Your instructions — Produce an exact copy of all the data below, dropping every image.

Data supplied —
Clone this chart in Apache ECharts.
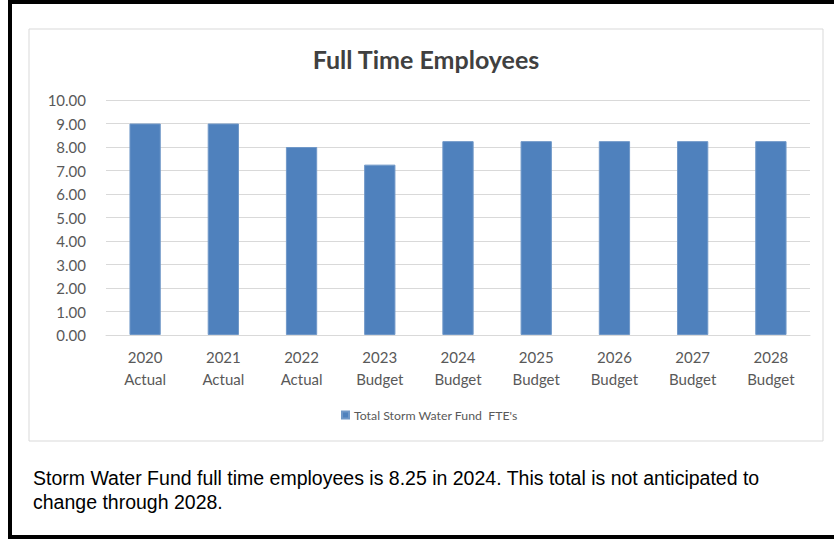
<!DOCTYPE html>
<html>
<head>
<meta charset="utf-8">
<style>
html,body{margin:0;padding:0;background:#fff;}
#c{width:834px;height:540px;}
</style>
<script src="https://cdn.jsdelivr.net/npm/echarts@6/dist/echarts.min.js"></script>
</head>
<body>
<div id="c"></div>
<script>
var categories = ["2020\nActual","2021\nActual","2022\nActual","2023\nBudget","2024\nBudget","2025\nBudget","2026\nBudget","2027\nBudget","2028\nBudget"];
var fteValues = [9, 9, 8, 7.25, 8.25, 8.25, 8.25, 8.25, 8.25];
var seriesName = "Total Storm Water Fund  FTE's";
var chartTitle = "Full Time Employees";
var noteLines = ["Storm Water Fund full time employees is 8.25 in 2024. This total is not anticipated to", "change through 2028."];

var chart = echarts.init(document.getElementById('c'), null, {renderer:'svg'});
var font = 'Lato, "Open Sans", "Noto Sans", sans-serif';
chart.setOption({
  animation:false,
  backgroundColor:'#fff',
  title:{text:chartTitle, left:421, textAlign:'center', top:41,
    textStyle:{fontFamily:font, fontSize:25, fontWeight:'bold', color:'#404040'}},
  grid:{left:106, right:24, top:100, bottom:205},
  legend:{data:[seriesName], left:336, top:404, itemWidth:7, itemHeight:7, icon:'rect', itemGap:5,
    textStyle:{fontFamily:font, fontSize:12.3, color:'#595959'}},
  xAxis:{type:'category', data:categories,
    axisLine:{lineStyle:{color:'#d9d9d9'}}, axisTick:{show:false},
    axisLabel:{fontFamily:font, fontSize:15, color:'#595959', lineHeight:22, margin:11, interval:0}},
  yAxis:{type:'value', min:0, max:10, interval:1,
    axisLabel:{fontFamily:font, fontSize:15, color:'#595959', margin:20, formatter:function(v){return v.toFixed(2);}},
    splitLine:{lineStyle:{color:'#d9d9d9'}}, axisLine:{show:false}, axisTick:{show:false}},
  series:[{name:seriesName, type:'bar', data:fteValues, barWidth:'40%',
    itemStyle:{color:'#4F81BD', borderColor:'#7098c8', borderWidth:1}}],
  graphic:[
    {type:'rect', shape:{x:10, y:2, width:830, height:535}, style:{fill:'none', stroke:'#000', lineWidth:4}, z:-1, silent:true},
    {type:'rect', shape:{x:29, y:29, width:794, height:412}, style:{fill:'none', stroke:'#d9d9d9', lineWidth:1}, z:-1, silent:true},
    {type:'text', left:33, top:466, style:{text:noteLines.join('\n'), fontFamily:'"Liberation Sans", Arial, sans-serif', fontSize:19.5, lineHeight:24, fill:'#000'}}
  ]
});
</script>
</body>
</html>
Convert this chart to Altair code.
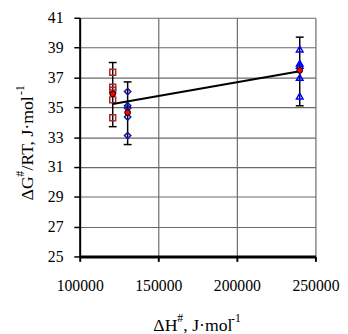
import altair as alt
import pandas as pd

# ---- data ----
sq_x = 121000
sq_y = [37.35, 36.35, 36.15, 35.5, 34.3]
dm_x = 130500
dm_y = [36.05, 35.1, 34.95, 34.35, 33.1]
tr_x = 240000
tr_y = [38.9, 37.95, 37.8, 37.0, 35.75]

mean_x = [121000, 130500, 240000]
mean_y = [35.9, 34.65, 37.47]
err_lo = [33.7, 32.5, 35.1]
err_hi = [38.0, 36.7, 39.7]

x_ticks = [100000, 150000, 200000, 250000]
y_ticks = [25, 27, 29, 31, 33, 35, 37, 39, 41]

FONT = "Liberation Serif"
LFONT = "'Liberation Serif', 'Times New Roman', serif"

sq = pd.DataFrame({"x": [sq_x] * len(sq_y), "y": sq_y})
dm = pd.DataFrame({"x": [dm_x] * len(dm_y), "y": dm_y})
tr = pd.DataFrame({"x": [tr_x] * len(tr_y), "y": tr_y})
means = pd.DataFrame({"x": mean_x, "y": mean_y, "lo": err_lo, "hi": err_hi})
caps = pd.DataFrame({"x": mean_x + mean_x, "y": err_lo + err_hi})

xs = alt.Scale(domain=[100000, 250000], nice=False, zero=False)
ys = alt.Scale(domain=[25, 41], nice=False, zero=False)

x_axis = alt.Axis(values=x_ticks, format="d", title=None, grid=True,
                  gridColor="#6a6a6a", gridWidth=1.2,
                  domainColor="black", domainWidth=3,
                  tickColor="black", tickWidth=2, tickSize=5,
                  labelFont=LFONT, labelFontSize=16, labelColor="black",
                  labelPadding=17, labelFlush=False, labelOverlap=False)
y_axis = alt.Axis(values=y_ticks, title=None, grid=True,
                  gridColor="#6a6a6a", gridWidth=1.2,
                  domainColor="black", domainWidth=2,
                  tickColor="black", tickWidth=1.5, tickSize=6,
                  labelFont=LFONT, labelFontSize=16, labelColor="black",
                  labelPadding=11, labelFlush=False, labelOverlap=False)

X = alt.X("x:Q", scale=xs, axis=x_axis)
Y = alt.Y("y:Q", scale=ys, axis=y_axis)

bars = alt.Chart(means).mark_rule(color="black", strokeWidth=1.5).encode(
    x=X, y=alt.Y("lo:Q", scale=ys, axis=y_axis), y2="hi:Q")
cap_marks = alt.Chart(caps).mark_tick(orient="horizontal", size=8, thickness=1.5,
                                      color="black", opacity=1).encode(x=X, y=Y)

squares = alt.Chart(sq).mark_point(shape="square", filled=False, size=36,
                                   strokeWidth=1.5, color="#a8282a", opacity=1).encode(x=X, y=Y)
diamonds = alt.Chart(dm).mark_point(shape="diamond", filled=False, size=42,
                                    strokeWidth=1.5, color="#14149a", opacity=1).encode(x=X, y=Y)
triangles = alt.Chart(tr).mark_point(shape="triangle-up", filled=False, size=45,
                                     strokeWidth=1.5, color="#0000ff", opacity=1).encode(x=X, y=Y)

trend = alt.Chart(means).transform_regression("x", "y", method="linear").mark_line(
    color="black", strokeWidth=2).encode(x=X, y=Y)

mean_pts = alt.Chart(means).mark_point(shape="circle", filled=True, size=34, fill="#ff0000",
                                       stroke="black", strokeWidth=1, opacity=1).encode(x=X, y=Y)

# ---- axis titles built from pieces (superscripts) ----
dummy = alt.Data(values=[{"a": 1}])
F, S = 18, 12


def piece(text, px, py, dx, dy, size, angle=0):
    kw = dict(text=text, align="left", baseline="alphabetic", font=FONT,
              fontSize=size, color="black", dx=dx, dy=dy)
    if angle:
        kw["angle"] = angle
    return alt.Chart(dummy).mark_text(**kw).encode(x=alt.value(px), y=alt.value(py))


XT_X, XT_Y = 75, 319
x_title = [
    piece("ΔH", XT_X, XT_Y, 0, 0, F),
    piece("#", XT_X, XT_Y, 24.2, -9, S),
    piece(", J·mol", XT_X, XT_Y, 30.5, 0, F),
    piece("-1", XT_X, XT_Y, 79, -9, S),
]
YT_X, YT_Y = -48, 186
y_title = [
    piece("ΔG", YT_X, YT_Y, 0, 0, F, 270),
    piece("#", YT_X, YT_Y, 24.2, -9, S, 270),
    piece("/RT, J·mol", YT_X, YT_Y, 30.5, 0, F, 270),
    piece("-1", YT_X, YT_Y, 107.5, -9, S, 270),
]

chart = alt.layer(bars, cap_marks, squares, diamonds, triangles, trend, mean_pts,
                  *x_title, *y_title).properties(
    width=240, height=243,
    autosize=alt.AutoSizeParams(type="none"),
    padding={"left": 73, "top": 7, "right": 25, "bottom": 76},
    background="white",
).configure_view(stroke=None).configure_axis(
    labelFont=LFONT, labelFontSize=16, labelColor="black"
).configure_text(font=FONT)

chart.save("out.html", embed_options={"renderer": "svg", "actions": False})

Answer for this exercise —
Clone this chart in Apache ECharts.
<!DOCTYPE html>
<html>
<head>
<meta charset="utf-8">
<style>
html,body{margin:0;padding:0;background:#fff;}
#c{width:834px;height:540px;}
</style>
<script src="https://cdn.jsdelivr.net/npm/echarts@6/dist/echarts.min.js"></script>
</head>
<body>
<div id="c"></div>
<script>
var categories = ["2020\nActual","2021\nActual","2022\nActual","2023\nBudget","2024\nBudget","2025\nBudget","2026\nBudget","2027\nBudget","2028\nBudget"];
var fteValues = [9, 9, 8, 7.25, 8.25, 8.25, 8.25, 8.25, 8.25];
var seriesName = "Total Storm Water Fund  FTE's";
var chartTitle = "Full Time Employees";
var noteLines = ["Storm Water Fund full time employees is 8.25 in 2024. This total is not anticipated to", "change through 2028."];

var chart = echarts.init(document.getElementById('c'), null, {renderer:'svg'});
var font = 'Lato, "Open Sans", "Noto Sans", sans-serif';
chart.setOption({
  animation:false,
  backgroundColor:'#fff',
  title:{text:chartTitle, left:421, textAlign:'center', top:41,
    textStyle:{fontFamily:font, fontSize:25, fontWeight:'bold', color:'#404040'}},
  grid:{left:106, right:24, top:100, bottom:205},
  legend:{data:[seriesName], left:336, top:404, itemWidth:7, itemHeight:7, icon:'rect', itemGap:5,
    textStyle:{fontFamily:font, fontSize:12.3, color:'#595959'}},
  xAxis:{type:'category', data:categories,
    axisLine:{lineStyle:{color:'#d9d9d9'}}, axisTick:{show:false},
    axisLabel:{fontFamily:font, fontSize:15, color:'#595959', lineHeight:22, margin:11, interval:0}},
  yAxis:{type:'value', min:0, max:10, interval:1,
    axisLabel:{fontFamily:font, fontSize:15, color:'#595959', margin:20, formatter:function(v){return v.toFixed(2);}},
    splitLine:{lineStyle:{color:'#d9d9d9'}}, axisLine:{show:false}, axisTick:{show:false}},
  series:[{name:seriesName, type:'bar', data:fteValues, barWidth:'40%',
    itemStyle:{color:'#4F81BD', borderColor:'#7098c8', borderWidth:1}}],
  graphic:[
    {type:'rect', shape:{x:10, y:2, width:830, height:535}, style:{fill:'none', stroke:'#000', lineWidth:4}, z:-1, silent:true},
    {type:'rect', shape:{x:29, y:29, width:794, height:412}, style:{fill:'none', stroke:'#d9d9d9', lineWidth:1}, z:-1, silent:true},
    {type:'text', left:33, top:466, style:{text:noteLines.join('\n'), fontFamily:'"Liberation Sans", Arial, sans-serif', fontSize:19.5, lineHeight:24, fill:'#000'}}
  ]
});
</script>
</body>
</html>
Convert this chart to Altair code.
import altair as alt
import pandas as pd

# ---- data ----
sq_x = 121000
sq_y = [37.35, 36.35, 36.15, 35.5, 34.3]
dm_x = 130500
dm_y = [36.05, 35.1, 34.95, 34.35, 33.1]
tr_x = 240000
tr_y = [38.9, 37.95, 37.8, 37.0, 35.75]

mean_x = [121000, 130500, 240000]
mean_y = [35.9, 34.65, 37.47]
err_lo = [33.7, 32.5, 35.1]
err_hi = [38.0, 36.7, 39.7]

x_ticks = [100000, 150000, 200000, 250000]
y_ticks = [25, 27, 29, 31, 33, 35, 37, 39, 41]

FONT = "Liberation Serif"
LFONT = "'Liberation Serif', 'Times New Roman', serif"

sq = pd.DataFrame({"x": [sq_x] * len(sq_y), "y": sq_y})
dm = pd.DataFrame({"x": [dm_x] * len(dm_y), "y": dm_y})
tr = pd.DataFrame({"x": [tr_x] * len(tr_y), "y": tr_y})
means = pd.DataFrame({"x": mean_x, "y": mean_y, "lo": err_lo, "hi": err_hi})
caps = pd.DataFrame({"x": mean_x + mean_x, "y": err_lo + err_hi})

xs = alt.Scale(domain=[100000, 250000], nice=False, zero=False)
ys = alt.Scale(domain=[25, 41], nice=False, zero=False)

x_axis = alt.Axis(values=x_ticks, format="d", title=None, grid=True,
                  gridColor="#6a6a6a", gridWidth=1.2,
                  domainColor="black", domainWidth=3,
                  tickColor="black", tickWidth=2, tickSize=5,
                  labelFont=LFONT, labelFontSize=16, labelColor="black",
                  labelPadding=17, labelFlush=False, labelOverlap=False)
y_axis = alt.Axis(values=y_ticks, title=None, grid=True,
                  gridColor="#6a6a6a", gridWidth=1.2,
                  domainColor="black", domainWidth=2,
                  tickColor="black", tickWidth=1.5, tickSize=6,
                  labelFont=LFONT, labelFontSize=16, labelColor="black",
                  labelPadding=11, labelFlush=False, labelOverlap=False)

X = alt.X("x:Q", scale=xs, axis=x_axis)
Y = alt.Y("y:Q", scale=ys, axis=y_axis)

bars = alt.Chart(means).mark_rule(color="black", strokeWidth=1.5).encode(
    x=X, y=alt.Y("lo:Q", scale=ys, axis=y_axis), y2="hi:Q")
cap_marks = alt.Chart(caps).mark_tick(orient="horizontal", size=8, thickness=1.5,
                                      color="black", opacity=1).encode(x=X, y=Y)

squares = alt.Chart(sq).mark_point(shape="square", filled=False, size=36,
                                   strokeWidth=1.5, color="#a8282a", opacity=1).encode(x=X, y=Y)
diamonds = alt.Chart(dm).mark_point(shape="diamond", filled=False, size=42,
                                    strokeWidth=1.5, color="#14149a", opacity=1).encode(x=X, y=Y)
triangles = alt.Chart(tr).mark_point(shape="triangle-up", filled=False, size=45,
                                     strokeWidth=1.5, color="#0000ff", opacity=1).encode(x=X, y=Y)

trend = alt.Chart(means).transform_regression("x", "y", method="linear").mark_line(
    color="black", strokeWidth=2).encode(x=X, y=Y)

mean_pts = alt.Chart(means).mark_point(shape="circle", filled=True, size=34, fill="#ff0000",
                                       stroke="black", strokeWidth=1, opacity=1).encode(x=X, y=Y)

# ---- axis titles built from pieces (superscripts) ----
dummy = alt.Data(values=[{"a": 1}])
F, S = 18, 12


def piece(text, px, py, dx, dy, size, angle=0):
    kw = dict(text=text, align="left", baseline="alphabetic", font=FONT,
              fontSize=size, color="black", dx=dx, dy=dy)
    if angle:
        kw["angle"] = angle
    return alt.Chart(dummy).mark_text(**kw).encode(x=alt.value(px), y=alt.value(py))


XT_X, XT_Y = 75, 319
x_title = [
    piece("ΔH", XT_X, XT_Y, 0, 0, F),
    piece("#", XT_X, XT_Y, 24.2, -9, S),
    piece(", J·mol", XT_X, XT_Y, 30.5, 0, F),
    piece("-1", XT_X, XT_Y, 79, -9, S),
]
YT_X, YT_Y = -48, 186
y_title = [
    piece("ΔG", YT_X, YT_Y, 0, 0, F, 270),
    piece("#", YT_X, YT_Y, 24.2, -9, S, 270),
    piece("/RT, J·mol", YT_X, YT_Y, 30.5, 0, F, 270),
    piece("-1", YT_X, YT_Y, 107.5, -9, S, 270),
]

chart = alt.layer(bars, cap_marks, squares, diamonds, triangles, trend, mean_pts,
                  *x_title, *y_title).properties(
    width=240, height=243,
    autosize=alt.AutoSizeParams(type="none"),
    padding={"left": 73, "top": 7, "right": 25, "bottom": 76},
    background="white",
).configure_view(stroke=None).configure_axis(
    labelFont=LFONT, labelFontSize=16, labelColor="black"
).configure_text(font=FONT)

chart.save("out.html", embed_options={"renderer": "svg", "actions": False})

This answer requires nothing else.